First try building two new executables, segfault_ex from segfault_ex.c and no_segfault_ex from no_segfault_ex.c (use the -o flag from before!). At this point you should be able to use gcc to successfully build these executables.

Now let’s try running the executables. What outputs do you observe?

Let’s start with segfault_ex. You should have observed a segmentation fault (segfault), which occurs when a program crashes from trying to access memory that is not available to it (more on this later in the course; This is actually an artifact from early memory design. Today we work with ‘paged memory’ instead of ‘segmented memory’ but the error message remains!).

This C file is very small so you should be able to open the file and understand what is causing the segfault. Do so at this time, but do not change the file. Why does the segfault occur?

Now let’s understand what to do if we have a very large file and need to find a segfault. Here is where Valgrind is our new friend. To run the program in Valgrind use the command:

$ valgrind ./segfault_ex

This should cause Valgrind to output where the illegal access occurred. Compare these results to what you determined by opening the file. How could Valgrind help you address a segfault in the future? Now try running Valgrind on no_segfault_ex. The program should not have crashed but there is still an issue with the file. Valgrind can help us find the (seemingly invisible) problem.

Unfortunately here you will see that Valgrind seems to not be able to tell you exactly where the problem is occurring. Use the message provided by Valgrind to determine which variable has undefined behavior and then try to infer what must have happened (Hint: What is an uninitialized value?).

At this point we do not expect you to be familiar with sizeof (that comes next week!) so all we want you to get out of this section is some intuition around where the problem likely occurred.

Hopefully after walking through this example you’ll be able to understand and answer the following:

  • Why is Valgrind important and how is it useful?
  • How do you run a program in Valgrind?
  • How do you interpret the error messages? Don’t be afraid of them. Try your best and ask us for help.
  • Why might uninitialized variables result in “heisenbugs”?

We are introducing you to Valgrind now because it is an extremely important tool that you will want as soon as you start writing C. However to really appreciate it we will need to learn about C’s memory model, which we will do next week. After you have covered memory in lecture, come back to this lab and try answering the following questions:

  • Why didn’t the no_segfault_ex program segfault?
  • Why does the no_segfault_ex produce inconsistent outputs?
  • Why is sizeof incorrect? How could you still use sizeof but make the code correct?

Exercise 6: Pointers and Structures in C

Here’s one to help you in your interviews. In ll_cycle.c, complete the function ll_has_cycle() to implement the following algorithm for checking if a singly- linked list has a cycle.

  1. Start with two pointers at the head of the list. We’ll call the first one tortoise and the second one hare.
  2. Advance hare by two nodes. If this is not possible because of a null pointer, we have found the end of the list, and therefore the list is acyclic.
  3. Advance tortoise by one node. (A null pointer check is unnecessary. Why?)
  4. If tortoise and hare point to the same node, the list is cyclic. Otherwise, go back to step 2.

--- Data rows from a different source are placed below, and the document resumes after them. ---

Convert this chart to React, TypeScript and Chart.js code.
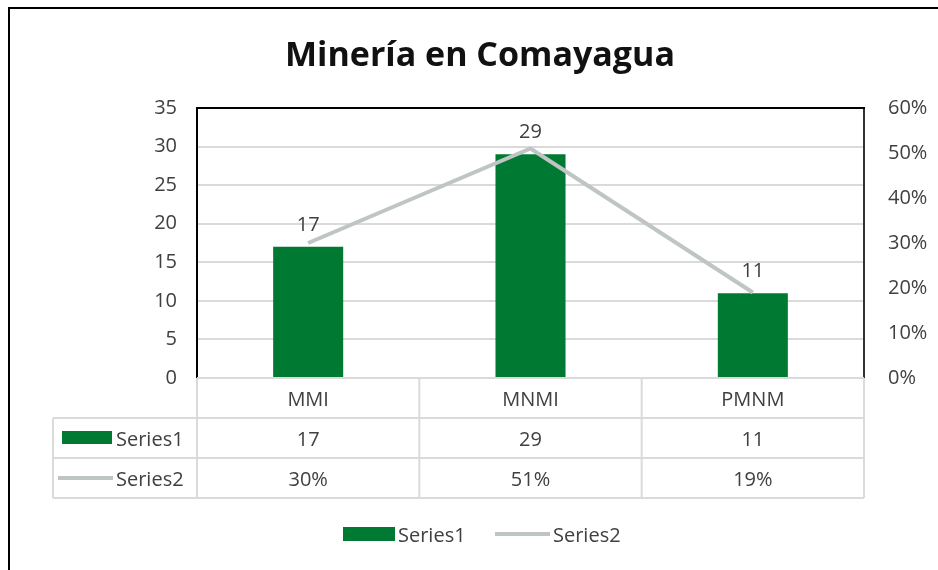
import React, { useEffect, useRef } from "react";
import { Chart, registerables } from "chart.js";

Chart.register(...registerables);

const title = "Minería en Comayagua";
const categories = ["MMI", "MNMI", "PMNM"];
const series1Label = "Series1";
const series2Label = "Series2";
const series1 = [17, 29, 11];
const series2 = [0.3, 0.51, 0.19];
const series2Text = ["30%", "51%", "19%"];
const leftTicks = { min: 0, max: 35, step: 5 };
const rightTicks = { min: 0, max: 0.6, step: 0.1 };

const GREEN = "#007A33";
const GRAY_LINE = "#BFC4C4";
const TABLE_LINE = "#DADADA";
const TEXT = "#404040";
const FONT = "'Open Sans', 'Noto Sans', sans-serif";
const FS = 20;

const overlayPlugin = {
  id: "overlay",
  afterDraw(chart: any) {
    const ctx = chart.ctx as CanvasRenderingContext2D;
    const area = chart.chartArea;
    const xs = chart.scales.x;
    const n = categories.length;
    const colW = (area.right - area.left) / n;
    const dy = 2;
    ctx.save();

    // outer frame
    ctx.strokeStyle = "#000";
    ctx.lineWidth = 2;
    ctx.beginPath();
    ctx.moveTo(9, 570);
    ctx.lineTo(9, 8);
    ctx.lineTo(938, 8);
    ctx.stroke();

    // plot top border
    ctx.beginPath();
    ctx.moveTo(area.left - 1, area.top);
    ctx.lineTo(area.right + 1, area.top);
    ctx.stroke();

    // title
    ctx.fillStyle = "#111";
    ctx.font = `bold 34px ${FONT}`;
    ctx.textAlign = "center";
    ctx.textBaseline = "middle";
    ctx.fillText(title, 480, 56);

    // data labels above bars
    const meta = chart.getDatasetMeta(1);
    ctx.fillStyle = TEXT;
    ctx.font = `${FS}px ${FONT}`;
    meta.data.forEach((bar: any, i: number) => {
      ctx.fillText(String(series1[i]), bar.x, bar.y - 24 + dy);
    });

    // data table
    const rowH = 40;
    const top = area.bottom;
    const tableLeft = 53;
    ctx.strokeStyle = TABLE_LINE;
    ctx.lineWidth = 2;
    ctx.beginPath();
    ctx.moveTo(area.left, top);
    ctx.lineTo(area.right, top);
    for (let r = 1; r <= 3; r++) {
      ctx.moveTo(tableLeft, top + r * rowH);
      ctx.lineTo(area.right, top + r * rowH);
    }
    for (let c = 0; c <= n; c++) {
      const x = area.left + c * colW;
      ctx.moveTo(x, top);
      ctx.lineTo(x, top + 3 * rowH);
    }
    ctx.moveTo(tableLeft, top + rowH);
    ctx.lineTo(tableLeft, top + 3 * rowH);
    ctx.stroke();

    ctx.fillStyle = TEXT;
    ctx.font = `${FS}px ${FONT}`;
    ctx.textAlign = "center";
    categories.forEach((c, i) => {
      const x = xs.getPixelForValue(i);
      ctx.fillText(c, x, top + rowH * 0.5 + dy);
      ctx.fillText(String(series1[i]), x, top + rowH * 1.5 + dy);
      ctx.fillText(series2Text[i], x, top + rowH * 2.5 + dy);
    });

    // table legend keys
    ctx.fillStyle = GREEN;
    ctx.fillRect(62, top + rowH * 1.5 - 7, 50, 13);
    ctx.strokeStyle = GRAY_LINE;
    ctx.lineWidth = 4;
    ctx.beginPath();
    ctx.moveTo(58, top + rowH * 2.5);
    ctx.lineTo(113, top + rowH * 2.5);
    ctx.stroke();
    ctx.fillStyle = TEXT;
    ctx.textAlign = "left";
    ctx.fillText(series1Label, 116, top + rowH * 1.5 + dy);
    ctx.fillText(series2Label, 116, top + rowH * 2.5 + dy);

    // bottom legend
    const ly = 534;
    ctx.fillStyle = GREEN;
    ctx.fillRect(343, ly - 7, 52, 14);
    ctx.fillStyle = TEXT;
    ctx.fillText(series1Label, 398, ly + dy);
    ctx.strokeStyle = GRAY_LINE;
    ctx.beginPath();
    ctx.moveTo(495, ly);
    ctx.lineTo(550, ly);
    ctx.stroke();
    ctx.fillText(series2Label, 553, ly + dy);

    ctx.restore();
  },
};

export default function App() {
  const ref = useRef<HTMLCanvasElement>(null);
  useEffect(() => {
    if (!ref.current) return;
    const chart = new Chart(ref.current, {
      type: "bar",
      data: {
        labels: categories,
        datasets: [
          {
            type: "line",
            label: series2Label,
            data: series2,
            yAxisID: "y1",
            borderColor: GRAY_LINE,
            backgroundColor: GRAY_LINE,
            borderWidth: 4,
            pointRadius: 0,
            order: 1,
          } as any,
          {
            type: "bar",
            label: series1Label,
            data: series1,
            yAxisID: "y",
            backgroundColor: GREEN,
            barPercentage: 0.315,
            categoryPercentage: 1,
            order: 2,
          },
        ],
      },
      options: {
        animation: false,
        responsive: false,
        layout: { padding: { top: 108, bottom: 192, left: 0, right: 0 } },
        plugins: { legend: { display: false }, title: { display: false }, tooltip: { enabled: false } },
        scales: {
          x: { display: false, offset: true },
          y: {
            position: "left",
            min: leftTicks.min,
            max: leftTicks.max,
            ticks: { stepSize: leftTicks.step, padding: 20, color: TEXT, font: { family: FONT, size: FS } },
            grid: { color: TABLE_LINE, lineWidth: 2, drawTicks: false },
            border: { color: "#000", width: 2 },
            afterFit: (s: any) => { s.width = 197; },
          },
          y1: {
            position: "right",
            min: rightTicks.min,
            max: rightTicks.max,
            ticks: {
              stepSize: rightTicks.step,
              padding: 24,
              color: TEXT,
              font: { family: FONT, size: FS },
              callback: (v: any) => `${Math.round(Number(v) * 100)}%`,
            },
            grid: { drawOnChartArea: false, drawTicks: false },
            border: { color: "#333", width: 2 },
            afterFit: (s: any) => { s.width = 74; },
          },
        },
      },
      plugins: [overlayPlugin],
    });
    return () => chart.destroy();
  }, []);
  return (
    <div style={{ position: "absolute", left: 0, top: 0, width: 938, height: 570, background: "#fff" }}>
      <canvas ref={ref} width={938} height={570} />
    </div>
  );
}
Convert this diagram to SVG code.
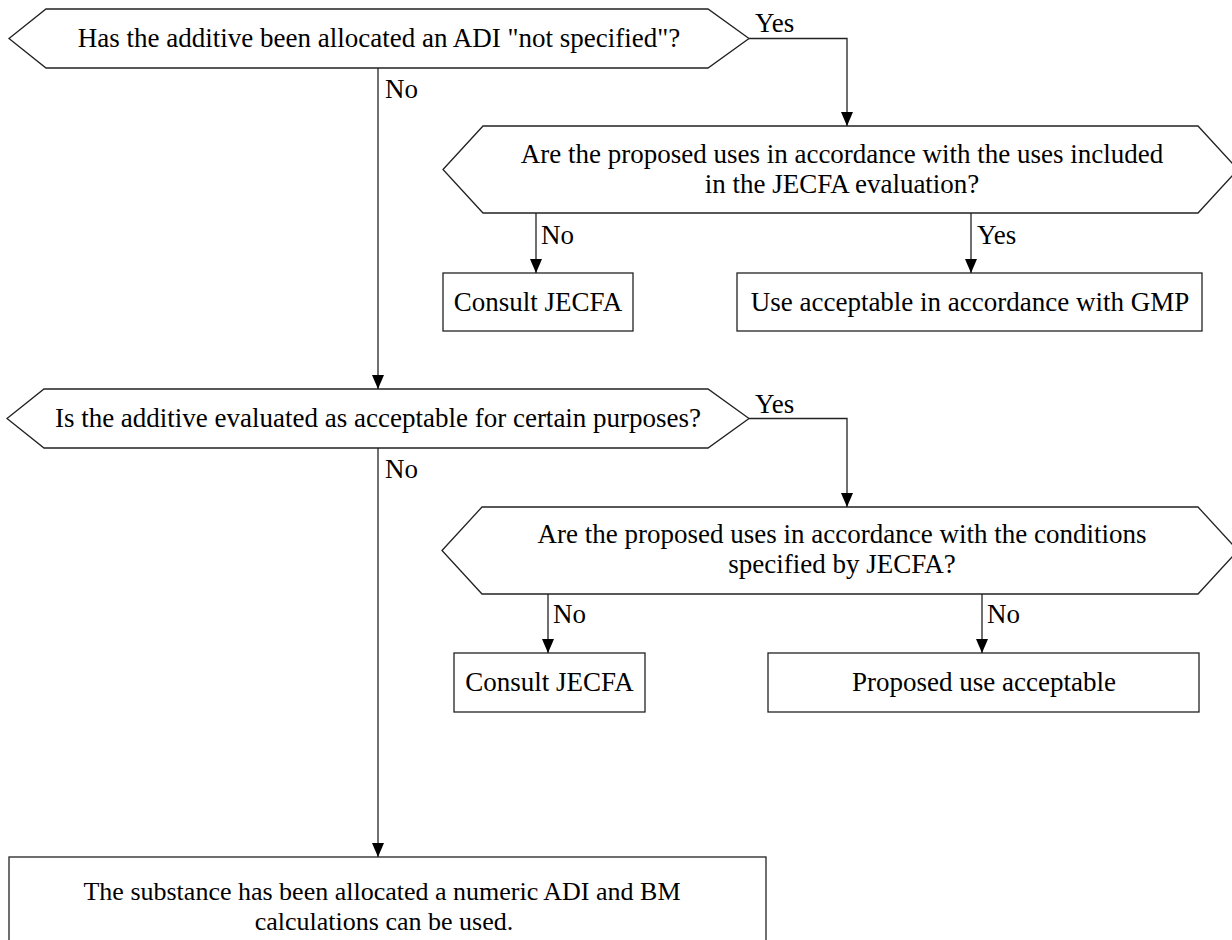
<svg xmlns="http://www.w3.org/2000/svg" width="1232" height="940" viewBox="0 0 1232 940">
<style>
.shape{fill:#fff;stroke:#222;stroke-width:1.3}
.edge{fill:none;stroke:#222;stroke-width:1.3}
text{font-family:"Liberation Serif","Times New Roman",serif;font-size:27px;fill:#000}
.c{text-anchor:middle}
.s{font-size:26px}
</style>
<defs>
<marker id="arr" viewBox="0 0 14 12" refX="14" refY="6" markerWidth="14" markerHeight="12" markerUnits="userSpaceOnUse" orient="auto">
<path d="M0,0 L14,6 L0,12 Z" fill="#000"/>
</marker>
</defs>
<rect width="1232" height="940" fill="#fff"/>
<g id="q1">
<polygon class="shape" points="9,38.5 46,9 708,9 749,38.5 708,68 46,68"/>
<text class="c" x="379" y="47">Has the additive been allocated an ADI "not specified"?</text>
</g>
<g id="q2">
<polygon class="shape" points="443,169.5 483,126 1198,126 1238,169.5 1198,213 483,213"/>
<text class="c" x="842" y="163">Are the proposed uses in accordance with the uses included</text>
<text class="c" x="842" y="193">in the JECFA evaluation?</text>
</g>
<g id="consult1">
<rect class="shape" x="443" y="273" width="190" height="58"/>
<text class="c" x="538" y="311">Consult JECFA</text>
</g>
<g id="gmp">
<rect class="shape" x="737" y="273" width="465" height="58"/>
<text class="c" x="970" y="311">Use acceptable in accordance with GMP</text>
</g>
<g id="q3">
<polygon class="shape" points="7,418.5 44,389 708,389 749,418.5 708,448 44,448"/>
<text class="c" x="378" y="427">Is the additive evaluated as acceptable for certain purposes?</text>
</g>
<g id="q4">
<polygon class="shape" points="442,550.5 482,507 1198,507 1238,550.5 1198,594 482,594"/>
<text class="c" x="842" y="543">Are the proposed uses in accordance with the conditions</text>
<text class="c" x="842" y="573">specified by JECFA?</text>
</g>
<g id="consult2">
<rect class="shape" x="454" y="653" width="191" height="59"/>
<text class="c" x="549.5" y="691">Consult JECFA</text>
</g>
<g id="proposed">
<rect class="shape" x="768" y="653" width="431" height="59"/>
<text class="c" x="984" y="691">Proposed use acceptable</text>
</g>
<g id="numeric">
<rect class="shape" x="9" y="857" width="757" height="95"/>
<text class="c s" x="382" y="900">The substance has been allocated a numeric ADI and BM</text>
<text class="c s" x="384" y="930">calculations can be used.</text>
</g>
<g id="connectors">
<path class="edge" d="M378,68 V389" marker-end="url(#arr)"/>
<path class="edge" d="M749,38.5 H847 V126" marker-end="url(#arr)"/>
<path class="edge" d="M536,213 V273" marker-end="url(#arr)"/>
<path class="edge" d="M971,213 V273" marker-end="url(#arr)"/>
<path class="edge" d="M378,448 V857" marker-end="url(#arr)"/>
<path class="edge" d="M749,418.5 H847 V507" marker-end="url(#arr)"/>
<path class="edge" d="M548,594 V653" marker-end="url(#arr)"/>
<path class="edge" d="M982,594 V653" marker-end="url(#arr)"/>
<text x="385" y="98">No</text>
<text x="755" y="32">Yes</text>
<text x="541" y="244">No</text>
<text x="977" y="244">Yes</text>
<text x="385" y="478">No</text>
<text x="755" y="413">Yes</text>
<text x="553" y="623">No</text>
<text x="987" y="623">No</text>
</g>
</svg>
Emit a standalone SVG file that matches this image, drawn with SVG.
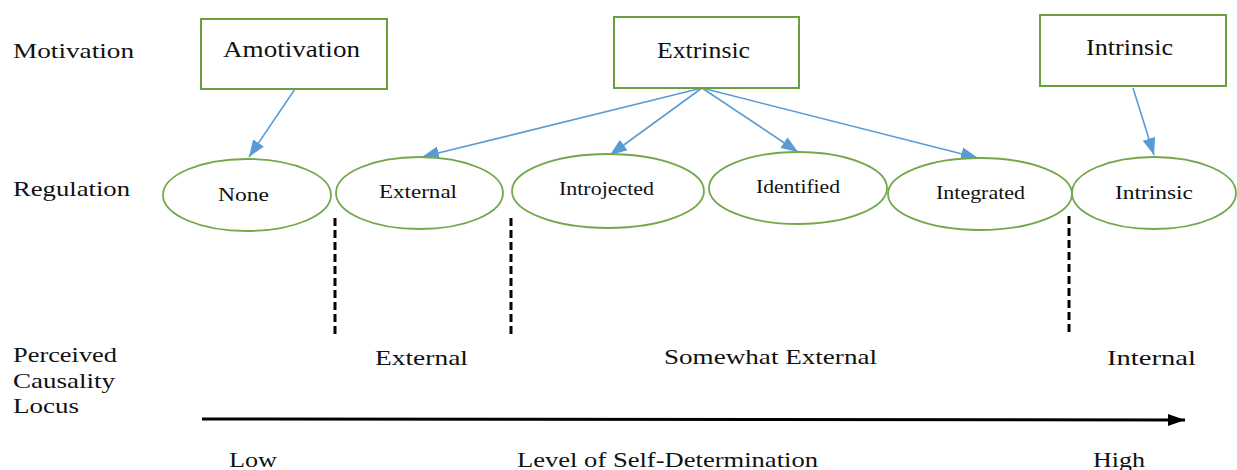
<svg xmlns="http://www.w3.org/2000/svg" width="1237" height="470" viewBox="0 0 1237 470" font-family="'Liberation Serif', 'Times New Roman', serif">
<style>
  text { font-family: "Liberation Serif", "Times New Roman", serif; fill: #111111; }
  .lbl { font-size: 22px; }
  .box { fill: #ffffff; stroke: #6a9f3f; stroke-width: 2; }
  .ell { fill: #ffffff; stroke: #73a84a; stroke-width: 1.8; }
  .btxt { font-size: 23px; text-anchor: middle; }
  .etxt { font-size: 19px; text-anchor: middle; }
  .conn { stroke: #5b9bd5; stroke-width: 1.6; fill: none; marker-end: url(#blueArrow); }
  .dash { stroke: #000000; stroke-width: 3; stroke-dasharray: 8 4; fill: none; }
</style>
<defs>
  <marker id="blueArrow" markerUnits="userSpaceOnUse" markerWidth="18" markerHeight="16" viewBox="0 0 18 16" refX="17" refY="8" orient="auto">
    <path d="M0,1.5 L17,8 L0,14.5 Z" fill="#5b9bd5"/>
  </marker>
  <marker id="blackArrow" markerUnits="userSpaceOnUse" markerWidth="18" markerHeight="14" viewBox="0 0 18 14" refX="17" refY="7" orient="auto">
    <path d="M0,1 L17,7 L0,13 Z" fill="#000000"/>
  </marker>
</defs>
<rect width="1237" height="470" fill="#ffffff"/>

<g id="row-labels">
  <text class="lbl" x="13" y="58" textLength="121" lengthAdjust="spacingAndGlyphs">Motivation</text>
  <text class="lbl" x="13" y="196" textLength="117" lengthAdjust="spacingAndGlyphs">Regulation</text>
  <text class="lbl" x="13" y="362" textLength="104" lengthAdjust="spacingAndGlyphs">Perceived</text>
  <text class="lbl" x="13" y="388" textLength="102" lengthAdjust="spacingAndGlyphs">Causality</text>
  <text class="lbl" x="13" y="413" textLength="66" lengthAdjust="spacingAndGlyphs">Locus</text>
</g>

<g id="connectors">
  <line class="conn" x1="295" y1="89" x2="249" y2="157"/>
  <line class="conn" x1="702" y1="88" x2="422" y2="157"/>
  <line class="conn" x1="702" y1="88" x2="610" y2="155"/>
  <line class="conn" x1="702" y1="88" x2="798" y2="152"/>
  <line class="conn" x1="702" y1="88" x2="978" y2="158"/>
  <line class="conn" x1="1133" y1="88" x2="1154" y2="155"/>
  <line class="dash" x1="335" y1="218" x2="335" y2="337"/>
  <line class="dash" x1="511" y1="218" x2="511" y2="337"/>
  <line class="dash" x1="1069" y1="216" x2="1069" y2="335"/>
  <line x1="202" y1="419" x2="1185" y2="420" stroke="#000000" stroke-width="3" marker-end="url(#blackArrow)"/>
</g>

<g id="node-amotivation">
  <rect class="box" x="201" y="19" width="186" height="70"/>
  <text class="btxt" x="291.5" y="57" font-size="24" textLength="137" lengthAdjust="spacingAndGlyphs">Amotivation</text>
</g>
<g id="node-extrinsic">
  <rect class="box" x="614" y="17" width="185" height="71"/>
  <text class="btxt" x="703.5" y="58" textLength="93" lengthAdjust="spacingAndGlyphs">Extrinsic</text>
</g>
<g id="node-intrinsic">
  <rect class="box" x="1040" y="15" width="186" height="71"/>
  <text class="btxt" x="1129.5" y="55" textLength="87" lengthAdjust="spacingAndGlyphs">Intrinsic</text>
</g>

<g id="node-none">
  <ellipse class="ell" cx="247" cy="195" rx="84" ry="36"/>
  <text class="etxt" x="243.5" y="201" textLength="51" lengthAdjust="spacingAndGlyphs">None</text>
</g>
<g id="node-external">
  <ellipse class="ell" cx="419.5" cy="193" rx="83.5" ry="36"/>
  <text class="etxt" x="418" y="198" textLength="78" lengthAdjust="spacingAndGlyphs">External</text>
</g>
<g id="node-introjected">
  <ellipse class="ell" cx="608" cy="191" rx="96" ry="37"/>
  <text class="etxt" x="606.5" y="195" textLength="95" lengthAdjust="spacingAndGlyphs">Introjected</text>
</g>
<g id="node-identified">
  <ellipse class="ell" cx="798" cy="188" rx="89" ry="36"/>
  <text class="etxt" x="798" y="193" textLength="84" lengthAdjust="spacingAndGlyphs">Identified</text>
</g>
<g id="node-integrated">
  <ellipse class="ell" cx="980" cy="194" rx="92" ry="36"/>
  <text class="etxt" x="980.5" y="199" textLength="89" lengthAdjust="spacingAndGlyphs">Integrated</text>
</g>
<g id="node-intrinsic-reg">
  <ellipse class="ell" cx="1154" cy="193" rx="82" ry="36"/>
  <text class="etxt" x="1154" y="199" textLength="78" lengthAdjust="spacingAndGlyphs">Intrinsic</text>
</g>

<g id="locus-labels">
  <text class="lbl" x="375" y="365" font-size="20" textLength="93" lengthAdjust="spacingAndGlyphs">External</text>
  <text class="lbl" x="664" y="364" textLength="213" lengthAdjust="spacingAndGlyphs">Somewhat External</text>
  <text class="lbl" x="1107" y="365" textLength="89" lengthAdjust="spacingAndGlyphs">Internal</text>
</g>

<g id="scale-labels">
  <text class="lbl" x="229" y="467" textLength="48" lengthAdjust="spacingAndGlyphs">Low</text>
  <text class="lbl" x="517" y="467" font-size="23" textLength="301" lengthAdjust="spacingAndGlyphs">Level of Self-Determination</text>
  <text class="lbl" x="1093" y="467" textLength="52" lengthAdjust="spacingAndGlyphs">High</text>
</g>
</svg>
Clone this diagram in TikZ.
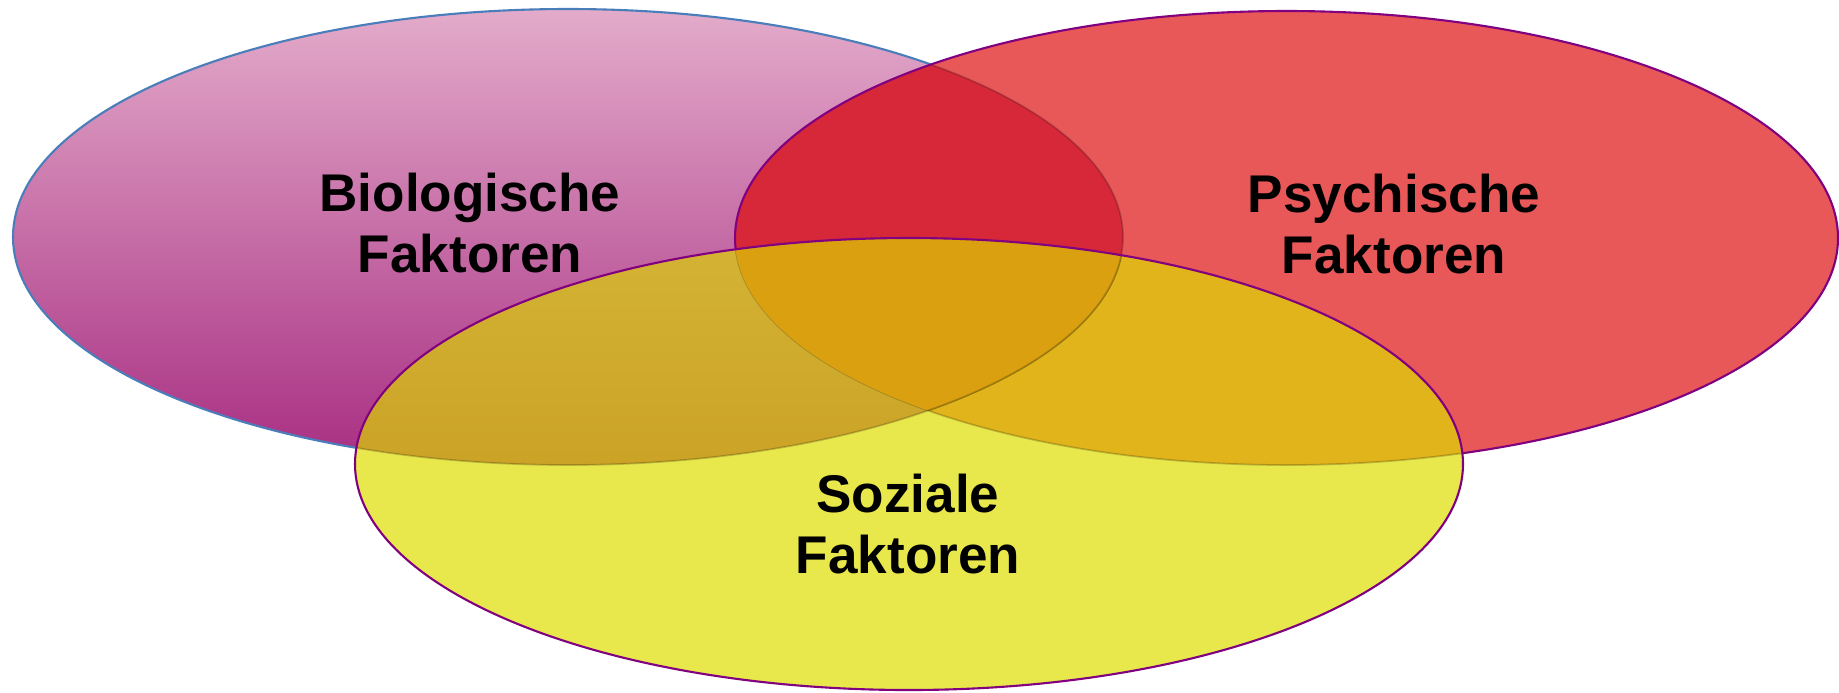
\documentclass[tikz,border=0pt]{standalone}
\usepackage{fontspec}
\setmainfont{Liberation Sans}
\definecolor{bioTop}{HTML}{E3ABCA}
\definecolor{bioBot}{HTML}{A82E82}
\definecolor{bioLine}{HTML}{4A7EBB}
\definecolor{psyRed}{HTML}{E85858}
\definecolor{bioPsy}{HTML}{D62839}
\definecolor{sozYellow}{HTML}{E8E84C}
\definecolor{bioSozTop}{HTML}{DCC444}
\definecolor{bioSozBot}{HTML}{CBA326}
\definecolor{psySoz}{HTML}{E0B41A}
\definecolor{allThree}{HTML}{DAA010}
\definecolor{rimPurple}{HTML}{800080}

\begin{document}
\begin{tikzpicture}[factor/.style={font=\bfseries\fontsize{15.1}{17.4}\selectfont, align=center, inner sep=0pt},
	rim/.style={draw=rimPurple, line width=0.6pt},
	faint/.style={draw=black, draw opacity=0.2, line width=0.5pt}]

	\useasboundingbox (0,0) rectangle (18.39,-6.92);

	\coordinate (bioC) at (5.68,-2.37);
	\coordinate (psyC) at (12.865,-2.38);
	\coordinate (sozC) at (9.09,-4.64);

	% biologische
	\path [top color=bioTop, bottom color=bioBot] (bioC) ellipse [x radius=5.55cm, y radius=2.28cm];
	\draw [draw=bioLine, line width=0.6pt] (bioC) ellipse [x radius=5.55cm, y radius=2.28cm];

	% psychische
	\fill [psyRed] (psyC) ellipse [x radius=5.515cm, y radius=2.27cm];
	\begin{scope}
		\clip (psyC) ellipse [x radius=5.515cm, y radius=2.27cm];
		\fill [bioPsy] (bioC) ellipse [x radius=5.55cm, y radius=2.28cm];
		\draw [faint] (bioC) ellipse [x radius=5.55cm, y radius=2.28cm];
	\end{scope}
	\draw [rim] (psyC) ellipse [x radius=5.515cm, y radius=2.27cm];

	% soziale
	\fill [sozYellow] (sozC) ellipse [x radius=5.54cm, y radius=2.26cm];
	\begin{scope}
		\clip (sozC) ellipse [x radius=5.54cm, y radius=2.26cm];
		\path [top color=bioSozTop, bottom color=bioSozBot] (bioC) ellipse [x radius=5.55cm, y radius=2.28cm];
		\fill [psySoz] (psyC) ellipse [x radius=5.515cm, y radius=2.27cm];
		\draw [faint] (bioC) ellipse [x radius=5.55cm, y radius=2.28cm];
		\draw [faint] (psyC) ellipse [x radius=5.515cm, y radius=2.27cm];
		\clip (psyC) ellipse [x radius=5.515cm, y radius=2.27cm];
		\fill [allThree] (bioC) ellipse [x radius=5.55cm, y radius=2.28cm];
		\draw [faint] (bioC) ellipse [x radius=5.55cm, y radius=2.28cm];
	\end{scope}
	\draw [rim] (sozC) ellipse [x radius=5.54cm, y radius=2.26cm];

	\node (bio) [factor] at (4.70,-2.23) {Biologische\\Faktoren};
	\node (psy) [factor] at (13.94,-2.24) {Psychische\\Faktoren};
	\node (soz) [factor] at (9.08,-5.24) {Soziale\\Faktoren};

\end{tikzpicture}
\end{document}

If you want to see the definition of the node struct, open the ll_cycle.h header file.

Action Item

Implement ll_has_cycle(). Once you’ve done so, you can execute the following commands to run the tests for your code. If you make any changes, make sure to run ALL of the following commands again, in order.

$ gcc -g -o test_ll_cycle test_ll_cycle.c ll_cycle.c
$ ./test_ll_cycle

Hint: There are two common ways that students usually write this function. They differ in how they choose to encode the stopping criteria. If you do it one way, you’ll have to account for a special case in the beginning. If you do it another way, you’ll have some extra NULL checks, which is OK. The previous 2 sentences are meant to urge you to not stress over cleanliness. If they don’t help you, just ignore them. The point of this exercise is to make sure you know how to use pointers.

Here’s a Wikipedia article on the algorithm and why it works. Don’t worry about it if you don’t completely understand it. We won’t test you on this.

By the way, the pointers are called “tortoise” and “hare” because the tortoise pointer is incremented slowly (like a tortoise, which moves slowly) and the hare pointer is incremented quickly (twice as fast as the tortoise; like a hare, which moves quickly).

As a closing note, the story of the tortoise and the hare is always relevant, especially in CS61C. Writing your C programs slowly and steadily, using debugging programs like CGDB, is what will win you the race.

Submission

Please submit to the Lab01: Number Rep, C, and CGDB assignment.

Note that the autograder for the written answers is very simple. Make sure that:

  1. All of the lines in the answers.txt file start with the answer number (e.g. 1. answer), or are section lines.
  2. Only put the command name in the answers. So, if we have a command that takes an argument, i.e. command arg, only put command in the gdb.txt file.
  3. For Section 4, the command has exactly one space between functional components, and there is no trailing whitespace.